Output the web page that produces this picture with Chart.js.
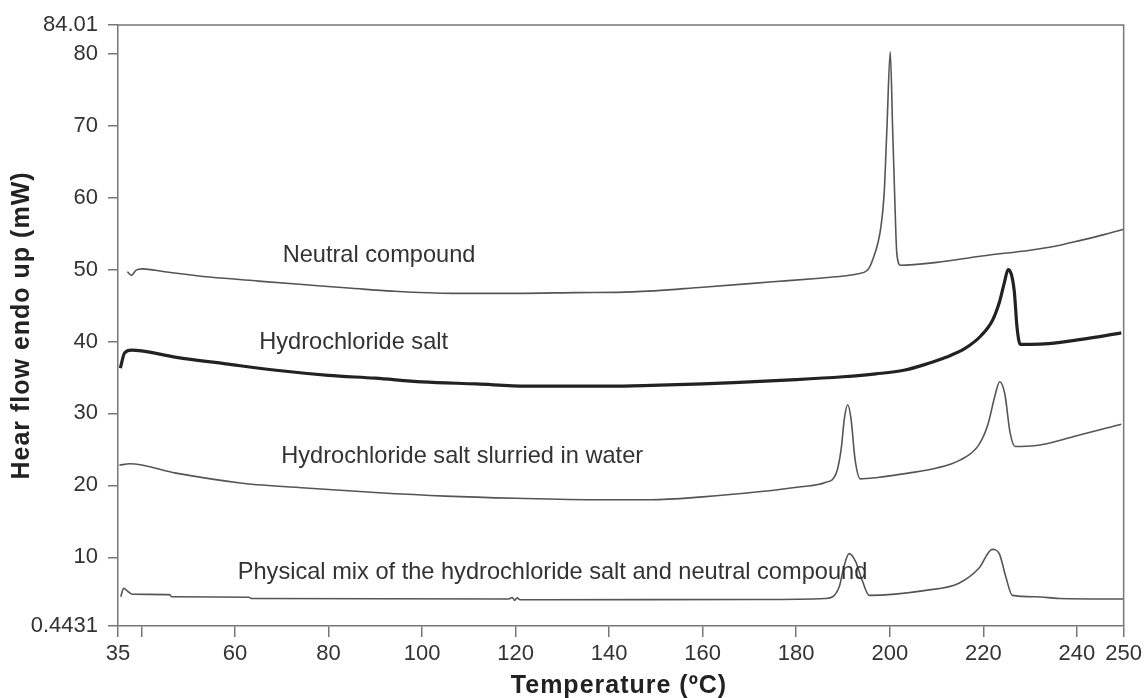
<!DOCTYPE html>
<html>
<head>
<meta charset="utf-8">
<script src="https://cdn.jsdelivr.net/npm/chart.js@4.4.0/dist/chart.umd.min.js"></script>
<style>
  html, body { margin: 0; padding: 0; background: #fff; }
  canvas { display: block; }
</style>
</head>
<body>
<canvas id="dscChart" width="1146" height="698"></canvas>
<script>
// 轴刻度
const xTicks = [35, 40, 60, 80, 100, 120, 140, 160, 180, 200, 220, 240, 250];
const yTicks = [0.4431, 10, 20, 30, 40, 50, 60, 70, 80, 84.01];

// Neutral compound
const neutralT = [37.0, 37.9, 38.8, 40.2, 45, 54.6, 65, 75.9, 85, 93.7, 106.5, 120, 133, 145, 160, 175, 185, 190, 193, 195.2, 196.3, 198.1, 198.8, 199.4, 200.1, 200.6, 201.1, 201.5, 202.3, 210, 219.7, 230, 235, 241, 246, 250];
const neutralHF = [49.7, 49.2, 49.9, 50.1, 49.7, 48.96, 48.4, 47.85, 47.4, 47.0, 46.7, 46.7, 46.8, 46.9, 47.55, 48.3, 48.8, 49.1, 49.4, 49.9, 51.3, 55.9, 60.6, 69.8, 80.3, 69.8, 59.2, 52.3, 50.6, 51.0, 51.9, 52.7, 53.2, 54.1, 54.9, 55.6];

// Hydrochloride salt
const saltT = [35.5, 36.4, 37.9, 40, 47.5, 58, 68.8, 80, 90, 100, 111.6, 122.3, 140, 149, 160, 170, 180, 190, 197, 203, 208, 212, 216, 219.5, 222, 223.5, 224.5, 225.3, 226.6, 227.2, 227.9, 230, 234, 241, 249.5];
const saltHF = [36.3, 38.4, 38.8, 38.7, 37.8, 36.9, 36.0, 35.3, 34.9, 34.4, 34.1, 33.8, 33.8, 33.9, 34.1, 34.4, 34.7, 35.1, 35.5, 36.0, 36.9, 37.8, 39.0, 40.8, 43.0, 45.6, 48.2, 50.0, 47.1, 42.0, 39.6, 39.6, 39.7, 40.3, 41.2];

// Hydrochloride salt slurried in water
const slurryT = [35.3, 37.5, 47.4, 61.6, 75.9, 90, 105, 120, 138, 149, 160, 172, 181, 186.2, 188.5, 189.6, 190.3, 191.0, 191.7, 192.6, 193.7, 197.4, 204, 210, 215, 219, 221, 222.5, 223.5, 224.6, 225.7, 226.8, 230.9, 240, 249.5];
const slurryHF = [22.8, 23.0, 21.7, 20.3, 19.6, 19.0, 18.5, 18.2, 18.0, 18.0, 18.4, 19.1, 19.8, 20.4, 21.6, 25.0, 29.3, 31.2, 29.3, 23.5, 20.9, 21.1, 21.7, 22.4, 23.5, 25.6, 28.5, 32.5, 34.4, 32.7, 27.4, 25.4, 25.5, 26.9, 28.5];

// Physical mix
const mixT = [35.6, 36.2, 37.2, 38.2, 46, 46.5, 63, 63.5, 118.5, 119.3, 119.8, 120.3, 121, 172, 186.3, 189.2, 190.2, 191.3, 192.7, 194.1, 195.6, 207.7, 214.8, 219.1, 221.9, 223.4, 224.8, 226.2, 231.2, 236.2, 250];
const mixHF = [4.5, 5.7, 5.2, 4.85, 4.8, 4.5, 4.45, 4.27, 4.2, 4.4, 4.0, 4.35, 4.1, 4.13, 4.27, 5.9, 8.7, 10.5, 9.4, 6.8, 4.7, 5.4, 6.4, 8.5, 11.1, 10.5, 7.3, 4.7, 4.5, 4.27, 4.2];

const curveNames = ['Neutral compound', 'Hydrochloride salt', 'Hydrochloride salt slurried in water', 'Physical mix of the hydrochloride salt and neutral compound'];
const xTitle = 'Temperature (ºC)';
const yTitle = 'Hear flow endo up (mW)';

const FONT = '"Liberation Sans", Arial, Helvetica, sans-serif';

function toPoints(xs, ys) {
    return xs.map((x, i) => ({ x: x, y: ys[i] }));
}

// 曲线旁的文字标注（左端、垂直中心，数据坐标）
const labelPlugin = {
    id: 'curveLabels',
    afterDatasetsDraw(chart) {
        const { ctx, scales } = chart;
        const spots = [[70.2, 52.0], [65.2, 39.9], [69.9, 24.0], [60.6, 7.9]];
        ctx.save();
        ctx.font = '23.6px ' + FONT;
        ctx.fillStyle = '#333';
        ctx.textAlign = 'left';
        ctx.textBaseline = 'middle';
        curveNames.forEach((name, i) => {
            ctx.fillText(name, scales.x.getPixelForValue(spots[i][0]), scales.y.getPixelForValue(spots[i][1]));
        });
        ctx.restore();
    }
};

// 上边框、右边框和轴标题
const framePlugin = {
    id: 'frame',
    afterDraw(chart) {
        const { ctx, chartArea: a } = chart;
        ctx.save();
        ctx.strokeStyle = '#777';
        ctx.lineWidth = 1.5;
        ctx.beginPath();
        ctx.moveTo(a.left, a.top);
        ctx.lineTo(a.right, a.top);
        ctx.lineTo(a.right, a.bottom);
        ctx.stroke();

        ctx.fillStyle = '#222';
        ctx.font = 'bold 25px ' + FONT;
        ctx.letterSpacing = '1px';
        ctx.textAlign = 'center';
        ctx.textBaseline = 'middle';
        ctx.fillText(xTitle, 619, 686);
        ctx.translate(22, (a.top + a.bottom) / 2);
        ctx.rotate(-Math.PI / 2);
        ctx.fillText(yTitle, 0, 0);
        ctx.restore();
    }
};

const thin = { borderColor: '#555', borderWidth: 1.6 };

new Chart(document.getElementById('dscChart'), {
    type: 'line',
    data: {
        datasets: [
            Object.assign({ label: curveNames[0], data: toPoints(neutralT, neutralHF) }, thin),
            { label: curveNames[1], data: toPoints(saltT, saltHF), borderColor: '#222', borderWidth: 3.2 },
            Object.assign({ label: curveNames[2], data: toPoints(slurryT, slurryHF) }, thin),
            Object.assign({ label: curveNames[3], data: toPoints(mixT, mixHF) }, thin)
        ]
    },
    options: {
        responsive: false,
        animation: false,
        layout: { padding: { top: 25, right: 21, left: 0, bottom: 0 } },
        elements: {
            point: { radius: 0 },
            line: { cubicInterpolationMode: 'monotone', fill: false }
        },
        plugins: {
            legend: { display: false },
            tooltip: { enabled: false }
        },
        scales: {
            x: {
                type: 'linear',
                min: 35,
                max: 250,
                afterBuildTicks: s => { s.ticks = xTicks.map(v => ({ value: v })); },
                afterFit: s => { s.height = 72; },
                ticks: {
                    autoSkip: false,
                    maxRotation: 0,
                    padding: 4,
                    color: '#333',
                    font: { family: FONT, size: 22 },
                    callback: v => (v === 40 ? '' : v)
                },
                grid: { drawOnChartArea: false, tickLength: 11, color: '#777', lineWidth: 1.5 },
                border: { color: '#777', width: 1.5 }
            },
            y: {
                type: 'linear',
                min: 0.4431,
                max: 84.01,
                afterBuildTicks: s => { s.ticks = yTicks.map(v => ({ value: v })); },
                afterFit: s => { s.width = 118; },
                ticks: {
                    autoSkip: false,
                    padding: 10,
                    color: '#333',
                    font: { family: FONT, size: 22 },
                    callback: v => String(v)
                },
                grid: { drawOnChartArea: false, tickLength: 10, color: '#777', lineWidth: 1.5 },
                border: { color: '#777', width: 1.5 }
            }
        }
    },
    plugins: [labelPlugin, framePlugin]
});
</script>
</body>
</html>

■ ■ ■ ■ ■

◆ **Your objective**: Pictures are excluded; extract exactly the lines from the start of the data through the line that holds "70, 80, 84.01];", both ends included.

◆ **Correct answer**:
Output the web page that produces this picture with Chart.js.
<!DOCTYPE html>
<html>
<head>
<meta charset="utf-8">
<script src="https://cdn.jsdelivr.net/npm/chart.js@4.4.0/dist/chart.umd.min.js"></script>
<style>
  html, body { margin: 0; padding: 0; background: #fff; }
  canvas { display: block; }
</style>
</head>
<body>
<canvas id="dscChart" width="1146" height="698"></canvas>
<script>
// 轴刻度
const xTicks = [35, 40, 60, 80, 100, 120, 140, 160, 180, 200, 220, 240, 250];
const yTicks = [0.4431, 10, 20, 30, 40, 50, 60, 70, 80, 84.01];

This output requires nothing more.